Naturally, no production of Hedda Gabler can be carried by the supporting cast--the lady herself must be monstrous in a way that fascinates us throughout the ample time she dominates the stage, in the same way she overcomes and controls the individuals in her life. It's worth noting that when the play premiered in a series of European countries during 1890, Ibsen's most vociferous naysayers were the exclusively male critics of the time who either thought the playwright was defiling the fair sex or simply playing a joke on audiences with his anti-heroine's blurry motives. Meanwhile, an American actress living in England named Elizabeth Robins was responsible for the first well-received production--and the first successful English translation--when she pawned a family heirloom to rent a theater and star as Hedda.

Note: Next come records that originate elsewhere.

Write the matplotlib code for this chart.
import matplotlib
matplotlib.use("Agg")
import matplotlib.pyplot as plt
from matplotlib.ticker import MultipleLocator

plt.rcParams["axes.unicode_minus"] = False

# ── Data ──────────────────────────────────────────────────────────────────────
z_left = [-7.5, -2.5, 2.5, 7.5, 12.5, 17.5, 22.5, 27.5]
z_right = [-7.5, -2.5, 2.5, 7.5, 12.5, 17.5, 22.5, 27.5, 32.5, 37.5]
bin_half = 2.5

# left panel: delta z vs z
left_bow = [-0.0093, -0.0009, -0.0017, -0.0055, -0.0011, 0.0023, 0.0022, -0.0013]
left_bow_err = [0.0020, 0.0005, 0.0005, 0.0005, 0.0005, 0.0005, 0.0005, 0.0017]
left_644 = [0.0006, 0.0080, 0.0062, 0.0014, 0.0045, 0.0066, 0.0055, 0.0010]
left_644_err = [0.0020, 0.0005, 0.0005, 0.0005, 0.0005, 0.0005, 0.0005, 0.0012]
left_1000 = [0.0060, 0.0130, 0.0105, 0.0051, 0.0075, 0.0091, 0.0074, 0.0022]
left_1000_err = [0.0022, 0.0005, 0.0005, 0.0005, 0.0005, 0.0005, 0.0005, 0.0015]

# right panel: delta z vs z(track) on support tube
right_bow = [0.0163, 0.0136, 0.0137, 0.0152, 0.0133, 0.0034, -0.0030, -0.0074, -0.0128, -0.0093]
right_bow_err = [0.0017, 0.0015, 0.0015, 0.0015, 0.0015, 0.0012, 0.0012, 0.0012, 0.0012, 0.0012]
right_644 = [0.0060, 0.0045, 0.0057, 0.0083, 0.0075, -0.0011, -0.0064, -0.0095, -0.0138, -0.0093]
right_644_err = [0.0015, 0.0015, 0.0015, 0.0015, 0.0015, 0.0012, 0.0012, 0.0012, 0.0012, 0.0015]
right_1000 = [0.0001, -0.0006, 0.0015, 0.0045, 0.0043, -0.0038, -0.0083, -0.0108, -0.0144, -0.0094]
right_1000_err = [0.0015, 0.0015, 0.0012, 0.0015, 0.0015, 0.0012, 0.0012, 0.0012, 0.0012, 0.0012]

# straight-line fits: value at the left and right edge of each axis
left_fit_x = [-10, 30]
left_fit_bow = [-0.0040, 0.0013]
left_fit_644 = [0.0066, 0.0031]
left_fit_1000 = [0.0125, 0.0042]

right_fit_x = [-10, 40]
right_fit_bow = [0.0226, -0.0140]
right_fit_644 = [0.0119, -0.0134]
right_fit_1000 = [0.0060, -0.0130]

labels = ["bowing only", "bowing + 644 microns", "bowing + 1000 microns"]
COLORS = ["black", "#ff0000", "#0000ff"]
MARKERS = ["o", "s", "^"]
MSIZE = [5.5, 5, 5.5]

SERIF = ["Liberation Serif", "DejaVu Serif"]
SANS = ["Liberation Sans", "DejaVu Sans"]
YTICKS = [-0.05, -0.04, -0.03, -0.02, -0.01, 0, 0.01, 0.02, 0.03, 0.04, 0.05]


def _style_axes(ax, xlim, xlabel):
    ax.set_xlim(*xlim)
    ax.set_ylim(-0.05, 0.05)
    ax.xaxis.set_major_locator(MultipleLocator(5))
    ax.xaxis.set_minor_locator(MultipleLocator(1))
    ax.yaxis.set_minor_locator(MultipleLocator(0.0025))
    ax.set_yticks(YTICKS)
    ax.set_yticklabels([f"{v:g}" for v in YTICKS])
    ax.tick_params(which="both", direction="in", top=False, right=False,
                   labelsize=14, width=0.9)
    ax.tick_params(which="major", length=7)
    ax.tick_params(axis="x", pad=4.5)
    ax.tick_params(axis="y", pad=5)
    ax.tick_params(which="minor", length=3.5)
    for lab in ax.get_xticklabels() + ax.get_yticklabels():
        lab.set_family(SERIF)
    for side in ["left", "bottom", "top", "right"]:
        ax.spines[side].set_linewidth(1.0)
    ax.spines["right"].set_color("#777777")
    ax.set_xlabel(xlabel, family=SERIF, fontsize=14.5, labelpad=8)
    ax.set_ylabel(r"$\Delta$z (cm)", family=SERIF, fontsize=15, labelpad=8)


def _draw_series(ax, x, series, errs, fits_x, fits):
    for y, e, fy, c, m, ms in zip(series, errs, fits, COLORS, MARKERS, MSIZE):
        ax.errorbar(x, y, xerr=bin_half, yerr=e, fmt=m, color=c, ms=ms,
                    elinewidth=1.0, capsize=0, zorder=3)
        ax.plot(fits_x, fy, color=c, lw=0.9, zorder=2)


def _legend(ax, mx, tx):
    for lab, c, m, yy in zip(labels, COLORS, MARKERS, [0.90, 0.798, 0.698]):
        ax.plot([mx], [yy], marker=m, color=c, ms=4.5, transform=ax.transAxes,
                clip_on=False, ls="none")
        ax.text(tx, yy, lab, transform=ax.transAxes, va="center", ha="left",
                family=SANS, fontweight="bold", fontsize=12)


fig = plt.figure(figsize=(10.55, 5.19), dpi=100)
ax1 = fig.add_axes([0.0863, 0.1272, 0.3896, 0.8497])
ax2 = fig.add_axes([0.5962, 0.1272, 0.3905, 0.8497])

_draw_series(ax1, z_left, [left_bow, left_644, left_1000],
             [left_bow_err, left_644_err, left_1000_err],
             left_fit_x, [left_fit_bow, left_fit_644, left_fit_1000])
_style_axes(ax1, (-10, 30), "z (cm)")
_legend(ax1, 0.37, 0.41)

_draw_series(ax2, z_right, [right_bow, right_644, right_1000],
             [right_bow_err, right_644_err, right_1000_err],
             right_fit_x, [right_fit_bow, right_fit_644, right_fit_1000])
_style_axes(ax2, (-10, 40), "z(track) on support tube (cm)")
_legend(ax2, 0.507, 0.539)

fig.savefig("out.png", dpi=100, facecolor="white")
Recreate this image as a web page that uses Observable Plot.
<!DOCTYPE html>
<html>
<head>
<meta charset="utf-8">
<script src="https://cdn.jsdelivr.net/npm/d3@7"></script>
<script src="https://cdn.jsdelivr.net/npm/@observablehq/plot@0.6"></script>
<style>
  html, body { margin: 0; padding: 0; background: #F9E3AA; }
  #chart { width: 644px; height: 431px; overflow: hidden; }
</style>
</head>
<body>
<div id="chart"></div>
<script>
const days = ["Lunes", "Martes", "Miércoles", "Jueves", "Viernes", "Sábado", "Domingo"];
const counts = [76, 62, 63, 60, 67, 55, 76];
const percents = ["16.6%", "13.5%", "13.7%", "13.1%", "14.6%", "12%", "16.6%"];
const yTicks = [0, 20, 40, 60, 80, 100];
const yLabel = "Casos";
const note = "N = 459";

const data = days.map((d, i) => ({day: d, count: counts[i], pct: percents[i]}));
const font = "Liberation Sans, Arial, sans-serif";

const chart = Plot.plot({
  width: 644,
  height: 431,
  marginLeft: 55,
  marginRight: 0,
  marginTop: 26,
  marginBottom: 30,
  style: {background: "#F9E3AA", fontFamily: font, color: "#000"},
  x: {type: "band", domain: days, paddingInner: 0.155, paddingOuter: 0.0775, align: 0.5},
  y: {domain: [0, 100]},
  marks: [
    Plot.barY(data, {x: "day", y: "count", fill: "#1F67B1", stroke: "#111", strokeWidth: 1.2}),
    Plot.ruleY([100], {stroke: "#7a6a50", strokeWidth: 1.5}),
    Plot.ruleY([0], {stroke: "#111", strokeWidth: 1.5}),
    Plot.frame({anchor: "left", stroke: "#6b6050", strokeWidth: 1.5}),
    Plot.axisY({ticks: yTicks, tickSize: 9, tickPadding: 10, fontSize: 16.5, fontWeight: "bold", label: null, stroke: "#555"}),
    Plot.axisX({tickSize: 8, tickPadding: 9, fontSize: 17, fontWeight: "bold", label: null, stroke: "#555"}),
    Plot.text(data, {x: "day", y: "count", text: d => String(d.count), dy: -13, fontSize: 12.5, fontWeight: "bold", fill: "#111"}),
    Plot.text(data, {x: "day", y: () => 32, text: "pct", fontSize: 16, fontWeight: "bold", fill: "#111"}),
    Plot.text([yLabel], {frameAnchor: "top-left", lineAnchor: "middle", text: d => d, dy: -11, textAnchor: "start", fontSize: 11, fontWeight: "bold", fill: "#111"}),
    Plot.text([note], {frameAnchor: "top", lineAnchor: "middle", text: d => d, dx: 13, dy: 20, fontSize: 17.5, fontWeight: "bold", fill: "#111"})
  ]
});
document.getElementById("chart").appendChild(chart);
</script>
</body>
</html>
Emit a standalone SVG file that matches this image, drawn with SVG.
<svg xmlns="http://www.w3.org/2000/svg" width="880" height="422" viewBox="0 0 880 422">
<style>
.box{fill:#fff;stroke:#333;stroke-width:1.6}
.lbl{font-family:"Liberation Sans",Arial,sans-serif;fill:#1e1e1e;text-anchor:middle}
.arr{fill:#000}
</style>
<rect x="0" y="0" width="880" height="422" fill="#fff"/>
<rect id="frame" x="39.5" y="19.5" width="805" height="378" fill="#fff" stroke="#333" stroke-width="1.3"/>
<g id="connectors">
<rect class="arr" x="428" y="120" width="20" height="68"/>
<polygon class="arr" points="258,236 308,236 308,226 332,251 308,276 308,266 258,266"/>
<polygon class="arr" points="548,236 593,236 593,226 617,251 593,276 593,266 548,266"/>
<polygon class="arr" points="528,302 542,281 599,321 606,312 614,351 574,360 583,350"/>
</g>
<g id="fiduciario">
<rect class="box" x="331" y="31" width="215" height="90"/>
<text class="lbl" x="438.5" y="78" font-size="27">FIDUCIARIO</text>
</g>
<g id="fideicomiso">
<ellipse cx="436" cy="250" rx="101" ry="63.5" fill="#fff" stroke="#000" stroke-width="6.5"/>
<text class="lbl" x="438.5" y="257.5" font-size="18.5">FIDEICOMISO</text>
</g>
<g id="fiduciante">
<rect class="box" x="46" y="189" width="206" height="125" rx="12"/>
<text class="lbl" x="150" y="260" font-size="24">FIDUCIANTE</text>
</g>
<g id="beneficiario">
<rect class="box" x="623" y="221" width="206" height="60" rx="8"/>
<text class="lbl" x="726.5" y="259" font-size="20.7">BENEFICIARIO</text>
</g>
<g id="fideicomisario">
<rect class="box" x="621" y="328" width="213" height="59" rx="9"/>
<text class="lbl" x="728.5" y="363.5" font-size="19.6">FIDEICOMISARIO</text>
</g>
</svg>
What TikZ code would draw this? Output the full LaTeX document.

She was said by a leading critic who hated Ibsen to have given "a sublime portrait of heartlessness."
At Dallas Theater Center, Jenna Stern is another in a long line of sometimes-legendary performers who recognize in Hedda a unique dramatic challenge--a character who must do evil deeds for almost three hours without the actor allowing herself to slide into stridency and monotony. I admit that I couldn't look away from Stern. The suspended menace in her performance was real--her rigid posture and riveting but empty eyes reminded me of the warning that when a dog's neck goes stiff, the animal is about to bite. It's also an unsubtle performance that I enjoyed even while I didn't particularly believe Stern--from the affected lilt of her voice to her florid pauses before slinging a one-liner, there's nothing naturalistic about this incarnation of Hedda. The result is that the characters around her--with the exception of Christopher McCann as Judge Brack, a family friend of similar wicked mentality--come across as a spectacular pack of dupes. I'm not suggesting that anyone would predict the lengths to which Hedda would go to control a person's destiny, but Stern telegraphs her contempt for the others so assiduously that it unbalances the play's loose, conversational form. She plays to us rather than with her fellow actors, and as a result, they're given the task of ignoring the clues that stampede us sitting in the darkness.